On the other hand, it has increased payroll expenses for employers.

The Federation of Kenya Employers (FKE) recently said the amount of taxes levied on employers and employees has become unbearable.

“One trend we are seeing is taxes are levied on gross pay...that has had a major impact...you tax employees on allowances, leave and such,” FKE Chief Executive Jacqueline Mugo told the National Dialogue Committee recently.

Additionally, the higher fuel costs have led to increased operating expenses for businesses.

The Finance Act raised VAT on petroleum products from eight per cent to 16 per cent, causing pump prices to reach record highs in July.

Bad climate

Furthermore, due to high taxes and other factors such as the weakening of the Kenya Shilling and international geopolitical issues, pump prices reached new historic highs recently.

“They are not working…the climate in which business is being done is terrible.
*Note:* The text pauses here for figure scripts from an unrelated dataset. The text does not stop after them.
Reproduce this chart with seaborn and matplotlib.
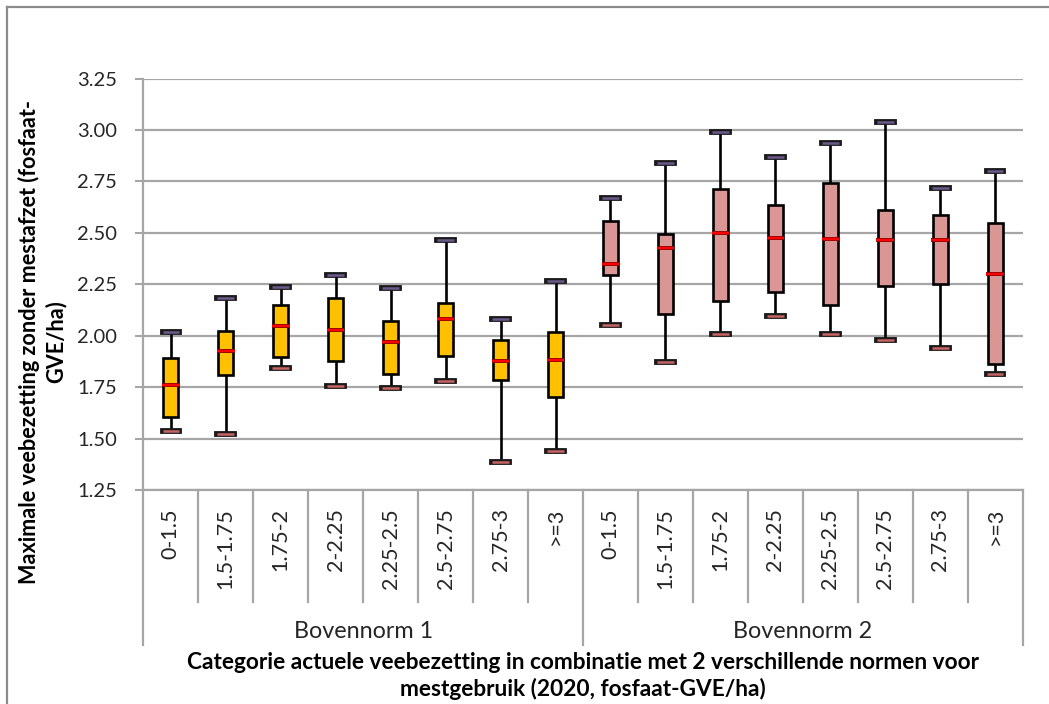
import numpy as np
import pandas as pd
import matplotlib
matplotlib.use("Agg")
import matplotlib.pyplot as plt
import matplotlib.patheffects as pe
import matplotlib.transforms as mtransforms
from matplotlib.lines import Line2D
import seaborn as sns

# ---------------- data ----------------
categories = ["0-1.5", "1.5-1.75", "1.75-2", "2-2.25", "2.25-2.5", "2.5-2.75", "2.75-3", ">=3"]
groups = ["Bovennorm 1", "Bovennorm 2"]

# Bovennorm 1
b1_min = [1.535, 1.524, 1.843, 1.757, 1.747, 1.780, 1.386, 1.438]
b1_q1 = [1.605, 1.810, 1.896, 1.875, 1.812, 1.903, 1.785, 1.703]
b1_med = [1.760, 1.924, 2.048, 2.026, 1.968, 2.082, 1.877, 1.883]
b1_q3 = [1.891, 2.023, 2.147, 2.181, 2.073, 2.159, 1.977, 2.016]
b1_max = [2.020, 2.184, 2.236, 2.293, 2.230, 2.465, 2.081, 2.264]

# Bovennorm 2
b2_min = [2.053, 1.870, 2.008, 2.094, 2.008, 1.980, 1.939, 1.814]
b2_q1 = [2.296, 2.104, 2.171, 2.212, 2.149, 2.241, 2.252, 1.864]
b2_med = [2.350, 2.424, 2.499, 2.476, 2.471, 2.465, 2.465, 2.300]
b2_q3 = [2.558, 2.494, 2.713, 2.636, 2.740, 2.609, 2.586, 2.546]
b2_max = [2.669, 2.840, 2.988, 2.868, 2.938, 3.040, 2.720, 2.800]

yticks = [1.25, 1.50, 1.75, 2.00, 2.25, 2.50, 2.75, 3.00, 3.25]

stats = {
    "Bovennorm 1": (b1_min, b1_q1, b1_med, b1_q3, b1_max),
    "Bovennorm 2": (b2_min, b2_q1, b2_med, b2_q3, b2_max),
}

# five-number summary per box -> 5 points give exact quartiles
rows = []
order = []
for g in groups:
    mn, q1, md, q3, mx = stats[g]
    for i, c in enumerate(categories):
        key = f"{g}|{c}"
        order.append(key)
        for v in (mn[i], q1[i], md[i], q3[i], mx[i]):
            rows.append({"key": key, "group": g, "value": v})
df = pd.DataFrame(rows)

# ---------------- style ----------------
GOLD = "#FFC000"
PINK = "#D99694"
GRID = "#a6a6a6"
FONT = ["Lato", "DejaVu Sans"]
plt.rcParams["font.family"] = FONT

W, H = 1049, 704
fig = plt.figure(figsize=(W / 100, H / 100), dpi=100)
ax_l, ax_r, ax_t, ax_b = 143.3, 1022.7, 78.5, 490.0
ax = fig.add_axes([ax_l / W, 1 - ax_b / H, (ax_r - ax_l) / W, (ax_b - ax_t) / H])

sns.boxplot(
    data=df, x="key", y="value", hue="group", order=order, hue_order=groups,
    palette=[GOLD, PINK], saturation=1, dodge=False, width=0.27,
    whis=(0, 100), showfliers=False, legend=False, linecolor="black",
    linewidth=1.9, ax=ax,
    medianprops=dict(color="#ff0000", linewidth=1.6),
    whiskerprops=dict(color="black", linewidth=1.9),
    capprops=dict(linewidth=1.8),
)

# style caps and medians
for cont in ax.containers:
    caps = list(cont.caps)
    for j, cap in enumerate(caps):
        xd = np.asarray(cap.get_xdata(), dtype=float)
        cx = xd.mean()
        cap.set_xdata([cx - 0.15, cx + 0.15])
        cap.set_solid_capstyle("butt")
        cap.set_color("#6a5a8c" if j % 2 == 1 else "#c86464")
        cap.set_path_effects([pe.Stroke(linewidth=4.2, foreground="#1a1a1a", capstyle="projecting"), pe.Normal()])
    for med in cont.medians:
        xd = np.asarray(med.get_xdata(), dtype=float)
        cx = xd.mean()
        med.set_xdata([cx - 0.16, cx + 0.16])
        med.set_solid_capstyle("butt")
        med.set_path_effects([pe.Stroke(linewidth=2.8, foreground="#8b0000"), pe.Normal()])
    for box in cont.boxes:
        box.set_edgecolor("black")
        box.set_linewidth(1.9)

ax.set_ylim(1.25, 3.25)
ax.set_xlim(-0.5, 15.5)
ax.set_yticks(yticks)
ax.set_yticklabels([f"{t:.2f}" for t in yticks])
ax.set_xticks(range(len(order)))
ax.set_xticklabels(categories * 2, rotation=90)

ax.yaxis.grid(True, color=GRID, linewidth=1.6)
ax.xaxis.grid(False)
ax.set_axisbelow(True)
for s in ["top", "right"]:
    ax.spines[s].set_visible(False)
for s in ["left", "bottom"]:
    ax.spines[s].set_color(GRID)
    ax.spines[s].set_linewidth(1.6)

ax.tick_params(axis="y", length=6, width=1.5, color=GRID, pad=13, labelsize=14.5, labelcolor="#262626")
ax.tick_params(axis="x", length=0, pad=13, labelsize=15.5, labelcolor="#262626")
for t in ax.get_xticklabels() + ax.get_yticklabels():
    t.set_fontfamily(FONT)

ax.set_xlabel("")
ax.set_ylabel("")

# multi-level category axis separators
tr = mtransforms.blended_transform_factory(ax.transData, fig.transFigure)
n = len(order)
for k in range(n + 1):
    x = k - 0.5
    if k % len(categories) == 0:
        y_end = 1 - 645 / H
    else:
        y_end = 1 - 602 / H
    ax.add_line(Line2D([x, x], [1 - ax_b / H, y_end], transform=tr, color=GRID,
                       linewidth=1.6, clip_on=False))

for gi, g in enumerate(groups):
    xc = gi * len(categories) + (len(categories) - 1) / 2
    ax.text(xc, 1 - 632 / H, g, transform=tr, ha="center", va="center",
            fontsize=16.8, color="#262626")

# axis titles
fig.text(583 / W, 1 - 676 / H,
         "Categorie actuele veebezetting in combinatie met 2 verschillende normen voor\nmestgebruik (2020, fosfaat-GVE/ha)",
         ha="center", va="center", multialignment="center", fontsize=16.3,
         fontweight="bold", linespacing=1.3, color="black")
fig.text(42 / W, 1 - 342 / H,
         "Maximale veebezetting zonder mestafzet (fosfaat-\nGVE/ha)",
         ha="center", va="center", rotation=90, multialignment="center",
         fontsize=15.6, fontweight="bold", linespacing=1.3, color="black")

# outer chart frame (partially visible)
fig.add_artist(Line2D([6.5 / W, 1.0], [1 - 6.5 / H, 1 - 6.5 / H], transform=fig.transFigure,
                      color="#8c8c8c", linewidth=1.6))
fig.add_artist(Line2D([6.5 / W, 6.5 / W], [0.0, 1 - 6.5 / H], transform=fig.transFigure,
                      color="#8c8c8c", linewidth=1.6))

fig.savefig("out.png", dpi=100)
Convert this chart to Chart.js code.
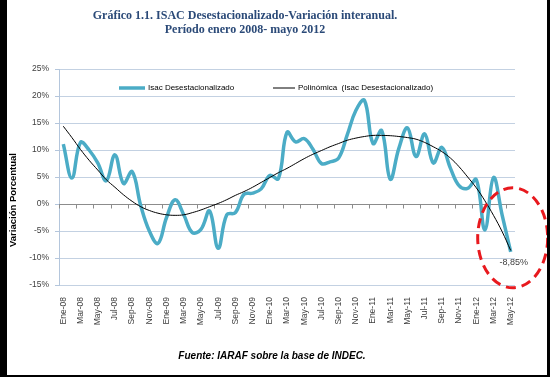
<!DOCTYPE html>
<html>
<head>
<meta charset="utf-8">
<script src="https://cdn.jsdelivr.net/npm/chart.js@4.4.0/dist/chart.umd.min.js"></script>
<style>
  body { margin: 0; background: #fff; }
  #wrap { position: relative; width: 550px; height: 377px; overflow: hidden; }
  .frame { position: absolute; background: #000; }
</style>
</head>
<body>
<div id="wrap">
  <canvas id="myChart" width="550" height="377"></canvas>
  <div class="frame" style="left:0;top:0;width:7px;height:377px"></div>
  <div class="frame" style="left:547px;top:0;width:3px;height:377px"></div>
  <div class="frame" style="left:0;top:375px;width:550px;height:2px"></div>
</div>
<script>
// meses Ene-08 .. May-12
var meses = ['Ene','Feb','Mar','Abr','May','Jun','Jul','Ago','Sep','Oct','Nov','Dic']
var anios = ['08','09','10','11','12']
var labels = []
for (var a = 0; a < anios.length; a++) {
    for (var m = 0; m < 12; m++) {
        if (a == 4 && m > 4) break
        labels.push(meses[m] + '-' + anios[a])
    }
}

// variacion interanual ISAC desestacionalizado (%)
var isac = [11.1, 4.8, 11.4, 10.0, 7.6, 4.3, 9.1, 3.8, 6.0, -0.3,
            -5.0, -7.3, -2.5, 0.8, -2.0, -5.3, -4.7, -1.3, -8.2, -2.0,
            -1.6, 1.8, 2.0, 2.8, 5.3, 4.7, 13.3, 11.5, 12.1, 10.2,
            7.5, 7.8, 8.5, 12.8, 17.3, 19.2, 11.2, 13.6, 4.6, 10.3,
            14.1, 8.8, 13.0, 7.6, 10.5, 6.6, 3.4, 2.9, 4.5, -4.8,
            4.9, -2.0, -8.85]

// linea de tendencia polinomica
var tendencia = [14.4, 12.3, 10.1, 8.1, 6.3, 4.5, 3.1, 1.7, 0.5, -0.5,
                 -1.2, -1.7, -2.0, -2.1, -2.0, -1.6, -1.1, -0.5, 0.1, 0.8,
                 1.6, 2.3, 3.1, 4.0, 4.9, 5.8, 6.6, 7.5, 8.4, 9.2,
                 9.9, 10.6, 11.2, 11.8, 12.2, 12.5, 12.7, 12.7, 12.65, 12.5,
                 12.3, 12.0, 11.4, 10.6, 9.7, 8.5, 6.9, 5.0, 3.0, 0.6,
                 -2.1, -5.1, -8.6]

var yTicks = [-15, -10, -5, 0, 5, 10, 15, 20, 25]
var ultimoTexto = '-8,85%'

var colorIsac = '#4bacc6'
var colorTend = '#000000'

Chart.defaults.font.family = 'Liberation Sans'

var extras = {
    id: 'extras',
    beforeDatasetsDraw: function(chart) {
        // eje en 0% con marcas cada dos meses
        var ctx = chart.ctx, x = chart.scales.x, y = chart.scales.y, area = chart.chartArea
        var y0 = Math.round(y.getPixelForValue(0)) + 0.5
        var half = (x.getPixelForValue(1) - x.getPixelForValue(0)) / 2
        ctx.save()
        ctx.strokeStyle = '#8c8c8c'
        ctx.lineWidth = 1
        ctx.beginPath()
        ctx.moveTo(area.left, y0)
        ctx.lineTo(area.right, y0)
        for (var i = 0; i < labels.length; i += 2) {
            var px = Math.round(x.getPixelForValue(i) - half) + 0.5
            ctx.moveTo(px, y0)
            ctx.lineTo(px, y0 + 4)
        }
        ctx.stroke()
        ctx.restore()
    },
    afterDraw: function(chart) {
        var ctx = chart.ctx, x = chart.scales.x, y = chart.scales.y
        ctx.save()

        // titulo
        ctx.fillStyle = '#2b4a78'
        ctx.font = 'bold 12px "Liberation Serif"'
        ctx.textAlign = 'center'
        ctx.textBaseline = 'middle'
        ctx.fillText('Gráfico 1.1. ISAC Desestacionalizado-Variación interanual.', 245, 16)
        ctx.fillText('Período enero 2008- mayo 2012', 245, 30)

        // titulo eje y
        ctx.save()
        ctx.translate(13, 200)
        ctx.rotate(-Math.PI / 2)
        ctx.fillStyle = '#000'
        ctx.font = 'bold 9.5px "Liberation Sans"'
        ctx.fillText('Variación Porcentual', 0, 0)
        ctx.restore()

        // leyenda
        ctx.font = '8px "Liberation Sans"'
        ctx.textAlign = 'left'
        ctx.fillStyle = '#000'
        var items = chart.data.datasets
        var lx = [119, 273], lw = [26, 22]
        for (var k = 0; k < items.length; k++) {
            ctx.strokeStyle = items[k].borderColor
            ctx.lineWidth = items[k].borderWidth
            ctx.beginPath()
            ctx.moveTo(lx[k], 88)
            ctx.lineTo(lx[k] + lw[k], 88)
            ctx.stroke()
            ctx.fillText(items[k].label, lx[k] + lw[k] + 3, 88)
        }

        // ultimo dato y ovalo
        var n = isac.length - 1
        var px = x.getPixelForValue(n), py = y.getPixelForValue(isac[n])
        ctx.fillStyle = '#404040'
        ctx.font = '9px "Liberation Sans"'
        ctx.textAlign = 'center'
        ctx.fillText(ultimoTexto, px + 3, py + 11)

        ctx.strokeStyle = '#e8191e'
        ctx.lineWidth = 3
        ctx.setLineDash([10, 6])
        ctx.beginPath()
        ctx.ellipse(px + 2, py - 14, 35, 50, 0, 0, Math.PI * 2)
        ctx.stroke()
        ctx.setLineDash([])

        // fuente
        ctx.fillStyle = '#000'
        ctx.font = 'italic bold 10px "Liberation Sans"'
        ctx.fillText('Fuente: IARAF sobre la base de INDEC.', 272, 356)
        ctx.restore()
    }
}

var ctx = document.getElementById('myChart').getContext('2d')
var myChart = new Chart(ctx, {
    type: 'line',
    data: {
        labels: labels,
        datasets: [{
            label: 'Isac Desestacionalizado',
            data: isac,
            borderColor: colorIsac,
            borderWidth: 3.5,
            tension: 0.4,
            pointRadius: 0,
            order: 2
        }, {
            label: 'Polinómica  (Isac Desestacionalizado)',
            data: tendencia,
            borderColor: colorTend,
            borderWidth: 1,
            tension: 0.4,
            pointRadius: 0,
            order: 1
        }]
    },
    options: {
        responsive: false,
        animation: false,
        layout: { padding: { left: 0, right: 35, top: 69, bottom: 42 } },
        plugins: {
            legend: { display: false },
            tooltip: { enabled: false }
        },
        scales: {
            x: {
                offset: true,
                grid: { display: false, drawTicks: false },
                border: { display: false },
                afterFit: function(s) { s.height = 50 },
                ticks: {
                    autoSkip: false,
                    maxRotation: 90,
                    minRotation: 90,
                    padding: 12,
                    color: '#404040',
                    font: { size: 8.5 },
                    callback: function(v, i) { return i % 2 == 0 ? labels[i] : '' }
                }
            },
            y: {
                min: -15,
                max: 25,
                afterFit: function(s) { s.width = 59 },
                afterBuildTicks: function(s) { s.ticks = yTicks.map(function(v) { return { value: v } }) },
                grid: { color: '#c3d1e2', tickLength: 4, tickColor: '#b4c6dc' },
                border: { color: '#b4c6dc' },
                ticks: {
                    padding: 6,
                    color: '#404040',
                    font: { size: 8.5 },
                    callback: function(v) { return v + '%' }
                }
            }
        }
    },
    plugins: [extras]
})
</script>
</body>
</html>
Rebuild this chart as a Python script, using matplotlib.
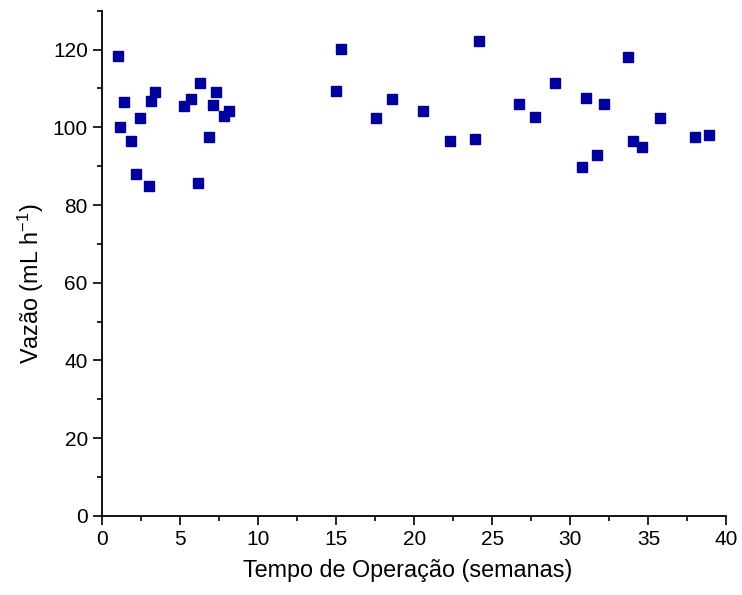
import matplotlib
matplotlib.use("Agg")
import matplotlib.pyplot as plt
from matplotlib.ticker import MultipleLocator

plt.rcParams['font.family'] = ['Liberation Sans', 'DejaVu Sans']
plt.rcParams['mathtext.fontset'] = 'custom'
plt.rcParams['mathtext.rm'] = 'Liberation Sans'

# semanas de operacao
semanas = [0.99, 1.13, 1.41, 1.84, 2.14, 2.42, 2.97, 3.14, 3.40,
           5.26, 5.71, 6.13, 6.28, 6.84, 7.12, 7.29, 7.82, 8.12,
           15.0, 15.28, 17.56, 18.57, 20.56, 22.29, 23.87, 24.15,
           26.71, 27.74, 29.02, 30.73, 31.0, 31.73, 32.16, 33.72,
           34.02, 34.6, 35.73, 38.0, 38.87]
# vazao (mL/h)
vazao = [118.3, 100.0, 106.5, 96.5, 88.0, 102.3, 85.0, 106.7, 109.0,
         105.4, 107.4, 85.6, 111.5, 97.5, 105.8, 109.0, 103.0, 104.3,
         109.3, 120.2, 102.5, 107.2, 104.3, 96.5, 96.9, 122.1,
         105.9, 102.6, 111.3, 89.7, 107.5, 92.8, 106.0, 118.1,
         96.5, 94.8, 102.3, 97.5, 98.0]

fig = plt.figure(figsize=(7.42, 5.95), dpi=100)
ax = fig.add_axes([0.138, 0.133, 0.841, 0.849])

ax.plot(semanas, vazao, linestyle='none', marker='s', markersize=7.5,
        color='#00009c', markeredgecolor='#00009c')

ax.set_xlim(0, 40)
ax.set_ylim(0, 130)
ax.xaxis.set_major_locator(MultipleLocator(5))
ax.xaxis.set_minor_locator(MultipleLocator(2.5))
ax.yaxis.set_major_locator(MultipleLocator(20))
ax.yaxis.set_minor_locator(MultipleLocator(10))

ax.spines['top'].set_visible(False)
ax.spines['right'].set_visible(False)
for s in ['left', 'bottom']:
    ax.spines[s].set_linewidth(1.3)

ax.tick_params(which='major', direction='out', length=6.5, width=1.2, labelsize=15, pad=4)
ax.tick_params(which='minor', direction='out', length=3.6, width=1.2)

ax.set_xlabel('Tempo de Operação (semanas)', fontsize=16.8)
ax.set_ylabel('Vazão (mL h$^{\\mathregular{-1}}$)', fontsize=16.8)
ax.xaxis.set_label_coords(0.49, -0.085)
ax.yaxis.set_label_coords(-0.09, 0.46)

fig.savefig('out.png', dpi=100)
You can’t have a country where you have 20 layers of taxes,” Ms Mugo said.

Ken Gichinga, chief economist at Mentoria Economics, expressed concerns about the impact of the Finance Act on the labour market in a previous interview.

“It is going to make employee costs go up, so there will be a temptation among companies to reduce their workforce, which complicates the job outlook at a time when we should be reducing unemployment.,” he said.

“Some companies, depending on the strategy, might try to rationalise but the effects will significantly affect the job market”

Mr Gichinga said employers will also have to consider the fact that “the cost of labour is becoming more expensive yet it appears that we are not tapping it to the full”.

This way, employers might try to get more done with less by seeking to fully utilise the personnel that they have.

Sustained higher labour costs might affect Kenya’s attractiveness as a destination for investors who may consider other countries in the region.

“The medium- and long-term effects especially for multinationals coming to invest and comparing with other countries in the region, does this make us more competitive than the region,” said Gichinga.

“Those are some of the things that the government will need to counter as it rolls out this thing.”

He said the impact of the higher labour costs would be felt differently across sectors, but sectors such as banking and media which are disrupted fast by technology are likely to suffer lower employment rates and even employees being sent home in some instances.

“Sectors that are highly disrupted by technology, I think that is where you will find a huge significance of these policies…they will be the most prone to that temptation to rationalise.”

The Act has also increased taxes for the small businesses that pay turnover tax to three per cent from one per cent, which will also see these companies change the manner in which they engage with employees, many of them engaged as casual workers.

Analysts say job creation as well as retention of the current force in the labour market might prove difficult in the coming years with the employers expected to react to new taxes that will see labour costs shoot up by holding off hiring plans.

Employment slowdown

They say  the larger burden by the State might see employers react in different ways, whose end result will be a likely slowdown in employment creation.

“The new Housing Levy, the hike in NSSF rates and the planned increase for NHIF will affect employers in the private sector negatively,” said Alex Kanyi, Partner in Tax and Exchange Control at Cliffe Dekker Hofmeyr.

“The employers at the beginning of the (calendar) year did not budget for the increased contributions or taxes that they will pay for their employees.

“The wage bill for employers will certainly increase because of this.|

Mr Kanyi said employers may consider resizing the number of employees - which could mean layoffs or delaying decisions to recruit additional staff or changing the terms for some employees so that they are only retained on consultancy basis.

“The planned changes do not augur well with the government’s plan to create jobs.

“Employers are hard pressed with the depressed economy and other financial pressures therefore they are likely to look for a way to reduce costs and the victims could be the employees for whom the government is seeking to create jobs for,” he said.